Automating the Functional Correspondence between Higher-Order Evaluators and Abstract Machines

The functional correspondence is a manual derivation technique transforming higher-order evaluators into the semantically equivalent abstract machines. The transformation consists of two well-known program transformations: translation to continuation-passing style that uncovers the control flow of the evaluator and Reynolds's defunctionalization that generates a first-order transition function. Ever since the transformation was first described by Danvy et al. it has found numerous applications in connecting known evaluators and abstract machines, but also in discovering new abstract machines for a variety of $\lambda$-calculi as well as for logic-programming, imperative and object-oriented languages. We present an algorithm that automates the functional correspondence.

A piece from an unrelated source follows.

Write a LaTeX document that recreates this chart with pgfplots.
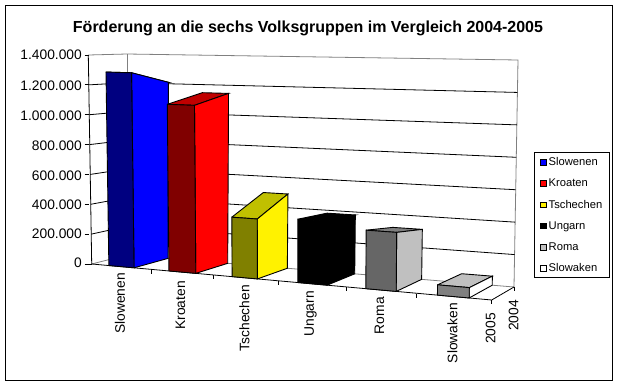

The algorithm accepts an evaluator written in a dedicated minimal functional meta-language and it first transforms it to administrative normal form, which facilitates program analysis, before performing selective translation to continuation-passing style, and selective defunctionalization. The two selective transformations are driven by a control-flow analysis that is computed by an abstract interpreter obtained using the abstracting abstract machines methodology, which makes it possible to transform only the desired parts of the evaluator. The article is accompanied by an implementation of the algorithm in the form of a command-line tool that allows for automatic transformation of an evaluator embedded in a Racket source file and gives fine-grained control over the resulting machine.